If funk were a kitchen, Lettuce would be the crew that sharpens the knives before you even sit down. "Cook" doesn’t arrive with revolutionary intent, nor does it pretend to reinvent the stove. Instead, it does something rarer and arguably harder in 2025: it sounds confident. Not loud-about-it confident, but the quiet assurance of musicians who know exactly when to add salt and when to let the groove simmer.
Lettuce have been together long enough for telepathy to replace rehearsal-room debate, and that longevity is all over "Cook". The sextet - born, famously, at Berklee - have always treated funk as a living organism rather than a museum piece. Here, the lineage is explicit but never stiff. James Brown’s ghost nods approvingly, Tower of Power’s horn discipline looms large, and yet the band never sinks into tribute-band inertia. This is funk as practice, not reenactment.
Tracks like "Clav It Your Way" and "7 Tribes" lean hard into rhythmic elasticity: Deitch’s drumming snaps and breathes, Coomes’ bass moves with the calm authority of someone who knows the floor won’t give way, and the horn section cuts with precision rather than brute force. The sound is thick but not crowded - three-dimensional, as the band themselves suggest - where every element knows its role and enjoys it.
The album’s pacing is clever without being showy. The brief "Sesshins" interludes function less as skits and more as palate cleansers, resetting the ear before the next full-bodied course. When Lettuce slow things down, as on "Breathe" or "Ghosts of Yest", they resist sentimentality. These tracks don’t melt; they hover. Nigel Hall’s vocals glide rather than plead, and the keys shimmer with restraint, proving that funk doesn’t need to sweat constantly to remain physical.
Covering Keni Burke’s "Rising to the Top" is a risky move - sacred territory for groove aficionados - but Lettuce approach it with respect and just enough swagger to justify the attempt. Elsewhere, "Keep On", co-written with Emilio Castillo, wears its message plainly, almost stubbornly so. In an era obsessed with irony, there’s something faintly rebellious about a song that just tells you to persist and means it.

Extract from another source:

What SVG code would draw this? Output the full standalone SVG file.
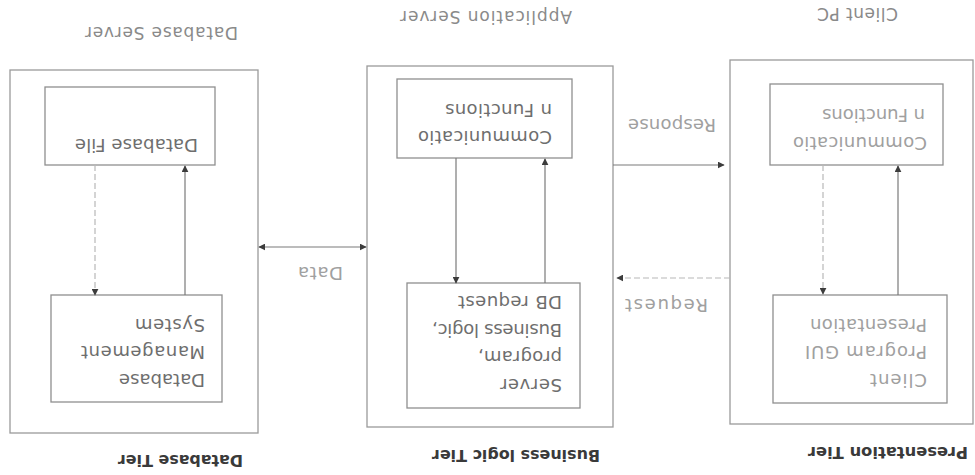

What "Cook" ultimately reveals is a band thinking beyond records as isolated objects. The wine, the recipe book, the scholarship initiative - these could feel gimmicky in other hands. Here, they read as extensions of a philosophy: music as something shared, embodied, and passed on. You don’t just listen to Lettuce; you gather around them.
Is "Cook" radical? No. Is it necessary? Probably more than we admit. It’s an album that trusts groove as a form of knowledge, repetition as refinement, and pleasure as something worth taking seriously. Lettuce aren’t chasing the future or embalming the past. They’re doing what seasoned cooks do best: feeding people well, night after night, and making it look easy.